Twenty-one years have passed since Pyongyang first admitted to the abductions of Japanese nationals at a landmark summit. Families of abductees are increasingly losing patience with the lack of progress in reuniting with their loved ones.
On September 17, 2002, Japan's then-Prime Minister Koizumi Junichiro and the late North Korean leader Kim Jong Il held the two countries' first summit in Pyongyang.
North Korea's admission of abductions at the summit led to the return of five Japanese nationals. They are among the 17 citizens whom the Japanese government says were abducted by North Korean agents in the 1970s and 1980s.
Many others, although not officially recognized, are suspected of having been taken to North Korea.
Over the past 21 years, eight parents of the officially recognized abductees have died, and only two are alive. The mother of abductee Yokota Megumi is 87. The father of Arimoto Keiko is 95.
Megumi's brother, Yokota Takuya, now heads a group formed by the abductees' families. He told reporters that the aging of the parents strikes him as a truly harsh reality. He said he desperately wants his mother and Arimoto's father to be reunited with their children.

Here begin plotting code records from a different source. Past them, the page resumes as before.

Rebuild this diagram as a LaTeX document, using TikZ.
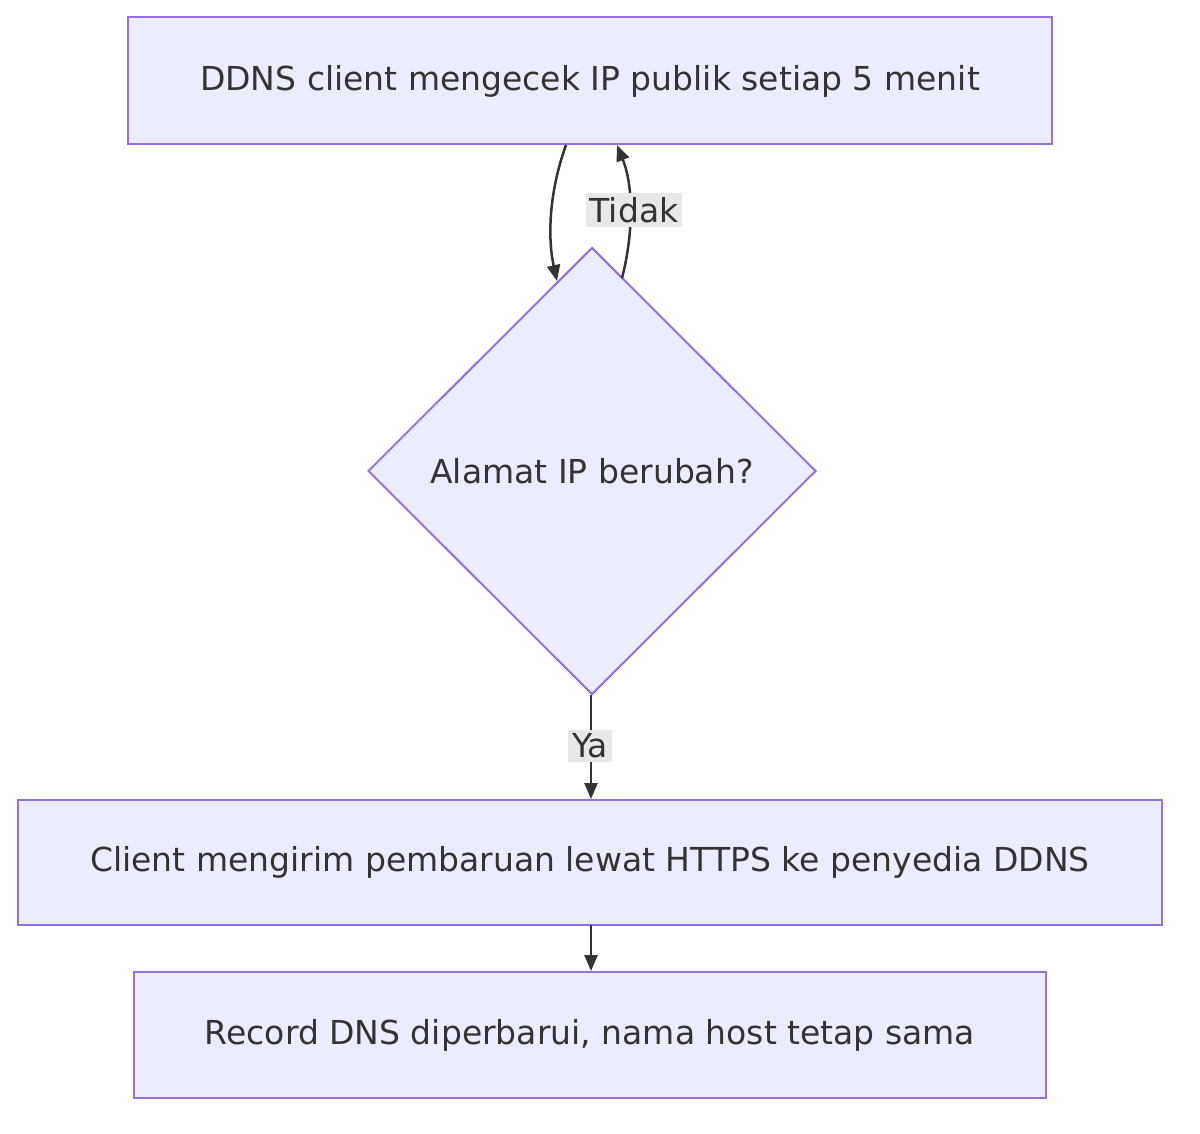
\documentclass[tikz,border=0pt]{standalone}
\usepackage{fontspec}
\setmainfont{DejaVu Sans}
\usetikzlibrary{shapes.geometric,arrows.meta}
\definecolor{nfill}{HTML}{ECECFF}
\definecolor{nline}{HTML}{9370DB}
\definecolor{eline}{HTML}{333333}
\definecolor{lbg}{HTML}{E8E8E8}
\begin{document}
\begin{tikzpicture}[x=1pt,y=-1pt,
 box/.style={draw=nline,fill=nfill,line width=2pt,inner sep=0pt,font=\fontsize{33}{38}\selectfont,text=eline},
 edge/.style={draw=eline,line width=2.5pt,-{Triangle[length=16pt,width=13pt]}},
 lab/.style={fill=lbg,font=\fontsize{33}{38}\selectfont,text=eline,inner sep=4pt}]
\useasboundingbox (0,0) rectangle (1200,1134);
\node[box,minimum width=924pt,minimum height=127pt] (a) at (590,81) {DDNS client mengecek IP publik setiap 5 menit};
\node[box,diamond,minimum width=448pt,minimum height=447pt] (d) at (592,471) {Alamat IP berubah?};
\node[box,minimum width=1144pt,minimum height=125pt] (b) at (590,862) {Client mengirim pembaruan lewat HTTPS ke penyedia DDNS};
\node[box,minimum width=912pt,minimum height=126pt] (c) at (590,1035) {Record DNS diperbarui, nama host tetap sama};
\coordinate (a1) at (566,145);
\coordinate (d1) at (557,281);
\coordinate (d2) at (622,278);
\coordinate (a2) at (617,145);
\coordinate (d3) at (591,695);
\coordinate (b1) at (591,799);
\coordinate (b2) at (591,925);
\coordinate (c1) at (591,971);
\draw[edge] (a1) .. controls (548,195) and (548,240) .. (d1);
\draw[edge] (d2) .. controls (632,240) and (635,190) .. (a2);
\node[lab] at (634,210) {Tidak};
\draw[edge] (d3) -- (b1);
\node[lab] at (590,746) {Ya};
\draw[edge] (b2) -- (c1);
\end{tikzpicture}
\end{document}
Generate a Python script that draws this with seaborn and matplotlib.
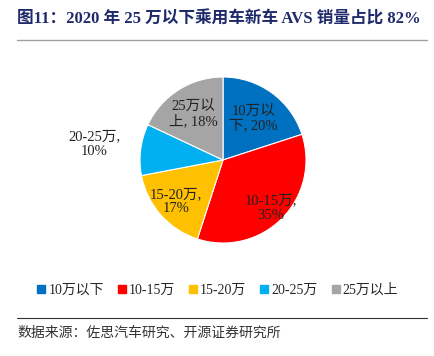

Yokota added that major progress cannot be expected unless Japan's prime minister meets face-to-face with North Korean leader Kim Jong Un. He called for an early summit, and efforts by the Japanese government to compel the North to return all the abductees.
This year, the families' group said in its action plan that it will not oppose Japan extending humanitarian aid to North Korea if the country allows all abductees to return while the remaining parents are alive.
It was the first time since the group was formed 26 years ago that it referred to possible aid to the North, even with conditions attached.
Prime Minister Kishida Fumio has indicated that he hopes to launch high-level talks with North Korea under his direct supervision, in order to realize a bilateral summit.